For the sadly unitiated, Full Metal Panic is an anime series about Sagara Sousuke, a 17-year-old mercenary serving in an organization called Mithril.
Born in Afghanistan and rescued from a civil war there, Sousuke operates an AS unit -- basically a common mech as imagined in various anime series, but perhaps most notably in the Mech Warrior series of video games.
In the opening episode of the third season of the show, Sousuke and his unit are sent to intervene in an ethnic conflict in the Republic of Balic, an ambiguously Eastern European country in which militia led by Colonel Maress are slaughtering civilians.

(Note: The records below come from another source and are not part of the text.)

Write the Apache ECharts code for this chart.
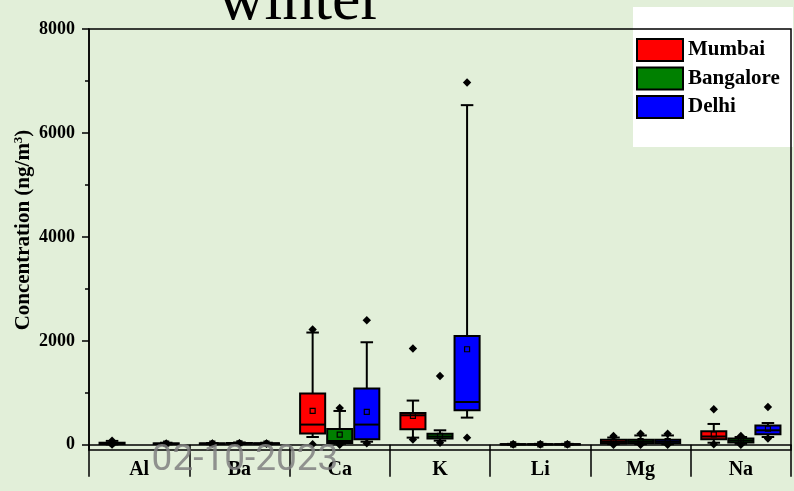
<!DOCTYPE html>
<html><head><meta charset="utf-8">
<script src="https://cdn.jsdelivr.net/npm/echarts@6/dist/echarts.min.js"></script>
<style>html,body{margin:0;padding:0;background:#E2EFD9}#c{width:794px;height:491px}</style>
</head><body><div id="c"></div>
<script>
const categories = ['Al', 'Ba', 'Ca', 'K', 'Li', 'Mg', 'Na'];
const cities = ['Mumbai', 'Bangalore', 'Delhi'];
const cityColors = ['#FF0000', '#008000', '#0000FF'];
const yLabelValues = [0, 2000, 4000, 6000, 8000];
const yMinorValues = [1000, 3000, 5000, 7000];
const titleText = 'winter';
const yTitle = 'Concentration (ng/m';
const stampText = '02-10-2023';

// per category: [whiskerLow, Q1, median, Q3, whiskerHigh, mean]; null = no box
const mumbaiStats = [
  [8, 15, 25, 40, 75, 30],
  [12, 16, 22, 28, 34, 23],
  [150, 216, 389, 986, 2160, 651],
  [138, 298, 568, 612, 851, 555],
  [3, 6, 9, 13, 18, 10],
  [12, 25, 55, 95, 140, 62],
  [40, 106, 160, 260, 401, 200]
];
const bangaloreStats = [
  null,
  [15, 20, 28, 35, 45, 30],
  [20, 35, 73, 305, 651, 196],
  [80, 119, 160, 215, 279, 170],
  [3, 6, 9, 13, 18, 10],
  [12, 30, 60, 95, 180, 70],
  [20, 42, 80, 119, 150, 85]
];
const delhiStats = [
  [10, 15, 20, 28, 40, 22],
  [12, 18, 24, 30, 40, 24],
  [60, 106, 389, 1082, 1973, 632],
  [523, 664, 824, 2095, 6535, 1838],
  [3, 6, 9, 13, 18, 10],
  [12, 30, 60, 95, 180, 70],
  [150, 202, 279, 370, 420, 312]
];
// per category: [min, max] marker points (diamonds)
const mumbaiExtremes = [[5, 80], [22, 26], [10, 2218], [100, 1852], [8, 12], [0, 170], [10, 683]];
const bangaloreExtremes = [null, [25, 32], [0, 709], [40, 1325], [8, 12], [0, 215], [0, 170]];
const delhiExtremes = [[18, 26], [20, 28], [30, 2397], [138, 6972], [8, 12], [0, 215], [120, 728]];

const statsList = [mumbaiStats, bangaloreStats, delhiStats];
const extremesList = [mumbaiExtremes, bangaloreExtremes, delhiExtremes];
const offsets = [-0.27, 0, 0.27];
const SERIF = "'Liberation Serif', 'Times New Roman', serif";

function boxRenderer(offset) {
  return function (params, api) {
    const cat = api.value(0);
    const band = api.size([1, 0])[0];
    const cx = api.coord([cat, 0])[0] + offset * band;
    const bw = band * 0.25;
    const capW = bw * 0.5;
    const Y = k => api.coord([cat, api.value(k)])[1];
    const yLo = Y(1), yQ1 = Y(2), yMed = Y(3), yQ3 = Y(4), yHi = Y(5), yMean = Y(6);
    const color = api.visual('color');
    const ls = { stroke: '#000', lineWidth: 2 };
    return { type: 'group', children: [
      { type: 'line', shape: { x1: cx, y1: yQ3, x2: cx, y2: yHi }, style: ls },
      { type: 'line', shape: { x1: cx - capW / 2, y1: yHi, x2: cx + capW / 2, y2: yHi }, style: ls },
      { type: 'line', shape: { x1: cx, y1: yQ1, x2: cx, y2: yLo }, style: ls },
      { type: 'line', shape: { x1: cx - capW / 2, y1: yLo, x2: cx + capW / 2, y2: yLo }, style: ls },
      { type: 'rect', shape: { x: cx - bw / 2, y: yQ3, width: bw, height: yQ1 - yQ3 }, style: { fill: color, stroke: '#000', lineWidth: 2 } },
      { type: 'line', shape: { x1: cx - bw / 2, y1: yMed, x2: cx + bw / 2, y2: yMed }, style: ls },
      { type: 'rect', shape: { x: cx - 2.5, y: yMean - 2.5, width: 5, height: 5 }, style: { fill: 'transparent', stroke: '#000', lineWidth: 1.2 } }
    ]};
  };
}
function diamondRenderer(offset) {
  return function (params, api) {
    const cat = api.value(0);
    const band = api.size([1, 0])[0];
    const p = api.coord([cat, api.value(1)]);
    const cx = p[0] + offset * band, cy = p[1], r = 4.2;
    return { type: 'polygon', shape: { points: [[cx, cy - r], [cx + r, cy], [cx, cy + r], [cx - r, cy]] }, style: { fill: '#000' } };
  };
}

const series = [];
cities.forEach((city, ci) => {
  const boxData = [];
  statsList[ci].forEach((s, i) => { if (s) boxData.push([i].concat(s)); });
  series.push({
    name: city, type: 'custom', itemStyle: { color: cityColors[ci] },
    renderItem: boxRenderer(offsets[ci]),
    encode: { x: 0, y: [1, 2, 3, 4, 5, 6] },
    data: boxData, z: 3
  });
});
cities.forEach((city, ci) => {
  const pts = [];
  extremesList[ci].forEach((e, i) => { if (e) e.forEach(v => pts.push([i, v])); });
  series.push({
    name: city + ' extremes', type: 'custom',
    renderItem: diamondRenderer(offsets[ci]),
    encode: { x: 0, y: 1 }, data: pts, z: 4
  });
});

const chart = echarts.init(document.getElementById('c'));
chart.setOption({
  animation: false,
  backgroundColor: '#E2EFD9',
  grid: { left: 89, right: 3, top: 29, bottom: 41, show: true, borderColor: '#000', borderWidth: 1.5, backgroundColor: 'transparent', z: 2 },
  legend: {
    data: cities, orient: 'vertical', left: 631, top: 33,
    itemWidth: 46, itemHeight: 22, itemGap: 4.5, icon: 'rect',
    itemStyle: { borderColor: '#000', borderWidth: 2 },
    textStyle: { fontFamily: SERIF, fontWeight: 'bold', fontSize: 21, color: '#000' }
  },
  xAxis: {
    type: 'category', data: categories, boundaryGap: true,
    axisLine: { lineStyle: { color: '#000', width: 1.5 } },
    axisTick: { show: true, interval: 0, length: 32, lineStyle: { color: '#000', width: 1.5 } },
    axisLabel: { interval: 0, margin: 10, fontFamily: SERIF, fontWeight: 'bold', fontSize: 20, color: '#000' },
    splitLine: { show: false }
  },
  yAxis: [{
    type: 'value', min: -100, max: 8000,
    axisLine: { show: true, lineStyle: { color: '#000', width: 1.5 } },
    axisTick: { show: true, customValues: yLabelValues, length: 7, lineStyle: { color: '#000', width: 1.5 } },
    axisLabel: { customValues: yLabelValues, formatter: v => String(v), margin: 14, fontFamily: SERIF, fontWeight: 'bold', fontSize: 18, color: '#000' },
    splitLine: { show: false }
  }, {
    type: 'value', min: -100, max: 8000, position: 'left',
    axisLine: { show: false },
    axisTick: { show: true, customValues: yMinorValues, length: 4, lineStyle: { color: '#000', width: 1.5 } },
    axisLabel: { show: false }, splitLine: { show: false }
  }],
  graphic: [
    { type: 'rect', z: -1, shape: { x: 633, y: 7, width: 160, height: 140 }, style: { fill: '#FFFFFF' } },
    { type: 'text', x: 300, y: 2.4, z: 50,
      style: { text: titleText, font: "normal 64px 'Liberation Serif'", fill: '#000', align: 'center', verticalAlign: 'middle', textAlign: 'center', textVerticalAlign: 'middle' } },
    { type: 'text', x: 24, y: 230, rotation: Math.PI / 2, z: 50,
      style: { text: '{a|' + yTitle + '}{s|3}{a|)}', fill: '#000', align: 'center', verticalAlign: 'middle',
        rich: { a: { fontFamily: SERIF, fontWeight: 'bold', fontSize: 21, fill: '#000', lineHeight: 24 },
                 s: { fontFamily: SERIF, fontWeight: 'bold', fontSize: 13, fill: '#000', verticalAlign: 'top' } } } },
    { type: 'text', x: 245, y: 461, z: 100,
      style: { text: stampText, font: "37px Roboto", fill: 'rgba(128,128,128,0.85)', align: 'center', verticalAlign: 'middle', textAlign: 'center', textVerticalAlign: 'middle' } }
  ],
  series: series
});
</script></body></html>
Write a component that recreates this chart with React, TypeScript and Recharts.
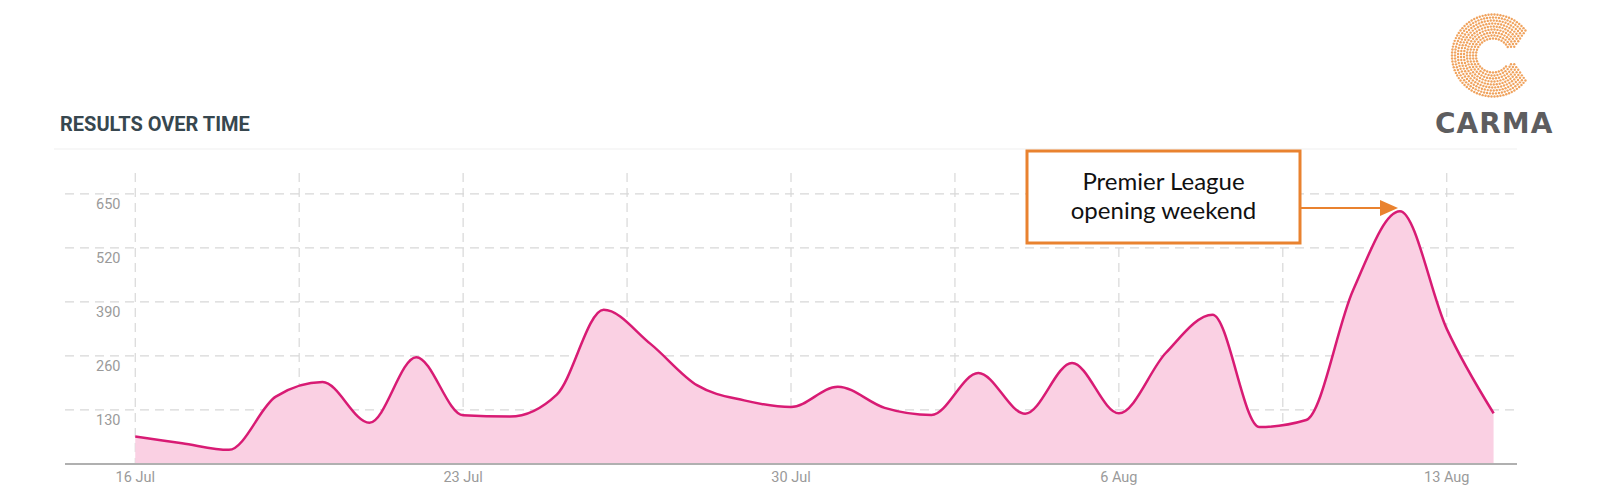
import React from "react";
import { AreaChart, Area, XAxis, YAxis, CartesianGrid } from "recharts";

// ---- data ----
const dates = [
  "16 Jul", "17 Jul", "18 Jul", "19 Jul", "20 Jul", "21 Jul", "22 Jul",
  "23 Jul", "24 Jul", "25 Jul", "26 Jul", "27 Jul", "28 Jul", "29 Jul",
  "30 Jul", "31 Jul", "1 Aug", "2 Aug", "3 Aug", "4 Aug", "5 Aug",
  "6 Aug", "7 Aug", "8 Aug", "9 Aug", "10 Aug", "11 Aug", "12 Aug",
  "13 Aug", "14 Aug",
];
const results = [
  66, 50, 34, 162, 197, 99, 257,
  117, 114, 167, 371, 289, 189, 153,
  137, 186, 135, 118, 219, 121, 243,
  122, 267, 359, 89, 106, 418, 608,
  325, 122,
];
const yTicks = [130, 260, 390, 520, 650];
const xGridDays = [0, 3.5, 7, 10.5, 14, 17.5, 21, 24.5, 28];
const xLabelDays = [0, 7, 14, 21, 28];
const xDomain = [-1.5, 29.5];
const yDomain = [0, 700];

const chartData = results.map((v, i) => ({ day: i, date: dates[i], value: v }));

// ---- layout ----
const W = 1600;
const H = 496;
const PLOT_LEFT = 65;
const PLOT_RIGHT = 1517;
const PLOT_TOP = 173;
const PLOT_BOTTOM = 464;
const Y_AXIS_W = 50;
const X_AXIS_H = 30;

const GREY = "#9a9a9a";

const YTick = (props: any) => {
  const { y, payload } = props;
  return (
    <text x={PLOT_LEFT + 55.5} y={y + 15.5} textAnchor="end" fill={GREY}
      fontSize={14.5} fontFamily="Roboto, sans-serif">
      {payload.value}
    </text>
  );
};

const XTick = (props: any) => {
  const { x, y, payload } = props;
  const d = payload.value;
  if (!xLabelDays.includes(d)) return null;
  return (
    <text x={x} y={y + 18} textAnchor="middle" fill={GREY}
      fontSize={14.5} fontFamily="Roboto, sans-serif">
      {dates[d]}
    </text>
  );
};

function Logo() {
  const cx = 1493;
  const cy = 55.5;
  const dots: React.ReactNode[] = [];
  let k = 0;
  const step = 3.0;
  for (let r = 17; r <= 41.5; r += step) {
    const n = Math.round((2 * Math.PI * r) / step);
    for (let i = 0; i < n; i++) {
      const a = (i / n) * 2 * Math.PI;
      const dx = r * Math.cos(a);
      const dy = r * Math.sin(a);
      const ady = Math.abs(dy);
      if (dx > 0 && ady < 8.5) continue;
      if (dx > 0 && (dx - 24) * 17 - (ady - 8.5) * 11 > 0) continue;
      dots.push(<circle key={k++} cx={cx + dx} cy={cy + dy} r={1.2} fill="#F0A35E" />);
    }
  }
  return (
    <g>
      {dots}
      <text x={1435} y={133} fill="#5d5d5f" fontSize={28} fontWeight={700}
        letterSpacing={1} fontFamily="'DejaVu Sans', sans-serif">CARMA</text>
    </g>
  );
}

export default function App() {
  return (
    <div style={{ position: "absolute", left: 0, top: 0, width: W, height: H, background: "#fff" }}>
      <AreaChart
        width={W}
        height={H}
        data={chartData}
        margin={{ top: PLOT_TOP, left: PLOT_LEFT - Y_AXIS_W, right: W - PLOT_RIGHT, bottom: H - PLOT_BOTTOM - X_AXIS_H }}
      >
        <CartesianGrid stroke="#d8d8d8" strokeDasharray="9 6" strokeWidth={1.2} syncWithTicks />
        <XAxis
          dataKey="day"
          type="number"
          domain={xDomain}
          ticks={xGridDays}
          interval={0}
          height={X_AXIS_H}
          tickLine={false}
          tickSize={0}
          tickMargin={0}
          axisLine={{ stroke: "#b0b0b0", strokeWidth: 2 }}
          tick={<XTick />}
          allowDataOverflow
        />
        <YAxis
          type="number"
          domain={yDomain}
          ticks={yTicks}
          interval={0}
          width={Y_AXIS_W}
          axisLine={false}
          tickLine={false}
          tick={<YTick />}
          allowDataOverflow
        />
        <Area
          type="monotone"
          dataKey="value"
          stroke="#D81B74"
          strokeWidth={2.5}
          fill="#FAD0E3"
          fillOpacity={1}
          isAnimationActive={false}
          dot={false}
          activeDot={false}
        />
      </AreaChart>
      <svg width={W} height={H} style={{ position: "absolute", left: 0, top: 0, pointerEvents: "none" }}>
        <text x={60} y={131} fill="#37474f" fontSize={20} fontWeight={700}
          fontFamily="Roboto, sans-serif">RESULTS OVER TIME</text>
        <line x1={54} x2={PLOT_RIGHT} y1={149} y2={149} stroke="#efefef" strokeWidth={1} />
        <Logo />
        <rect x={1027} y={151} width={273} height={92} fill="#fff" stroke="#E9822F" strokeWidth={3} />
        <text x={1163.5} y={190} textAnchor="middle" fill="#111" fontSize={24}
          fontFamily="Lato, sans-serif">Premier League</text>
        <text x={1163.5} y={219} textAnchor="middle" fill="#111" fontSize={24}
          fontFamily="Lato, sans-serif">opening weekend</text>
        <line x1={1301} x2={1382} y1={208} y2={208} stroke="#E9822F" strokeWidth={2} />
        <polygon points="1380,200 1398,208 1380,216" fill="#E9822F" />
      </svg>
    </div>
  );
}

When Kurtz Weber -- another teenaged mercenary, a sniper -- wonders aloud about the purpose of the conflict, Melissa Mao, the commanding officer of the unit, offers an explanation that is rather reminiscent of Naomi Klein's Shock Doctrine.
"They probably use actions that violate international peace treaties to give major countries suitable provocation and then look at the results to decide who to approach for backroom deals regarding the rights to their mineral resources or whatever," Mao explains, before admitting, "our involvement here is part of that, too."
In other words, Mao is suggesting that the beligerents in many civil and ethnic conflicts engineer the conflict in order to provoke an international outcry. While the media and general public focus on the atrocities being committed, the country in question quietly sells its natural resources to the highest bidder -- regardless of whether or not such countries may or may not be under a trade embargo of some sort.
Quite often, such arrangements could be augmented -- or obfuscated -- by foreign aid arrangements.
An interesting case is that of Myanmar -- also known as Burma -- where the government refused foreign aid after a cyclone devestated a local "undesirable" population.
Eventually, the government of Myanmar allowed foreign aid from members of the Association of South East Asian Nations. Less than one year prior, however, a proposed free trade agreement between Australia, New Zealand and ASEAN provoked international outcry because of Myanmar's poor human rights record.
Despite such outrage -- which only became worse as it became evident that the governmeny of Myanmar was allowing victims of the cyclone to die of starvation and disease following the cyclone -- the ASEAN-New Zealand-Australia free trade agreement was signed on August 28, 2008.
With their eyes glued to the situation in Myanmar, many international observers failed to notice until it was too late.
While Naomi Klein clearly intended her shock doctrine to only be applied to market capitalist regimes, it's clear that the doctrine has fascinating implications anywhere a catastrophe is exploited to further an economic agenda.
Scenarios such as that portrayed in Full Metal Panic may turn out to be far more plausible than one may prefer to imagine.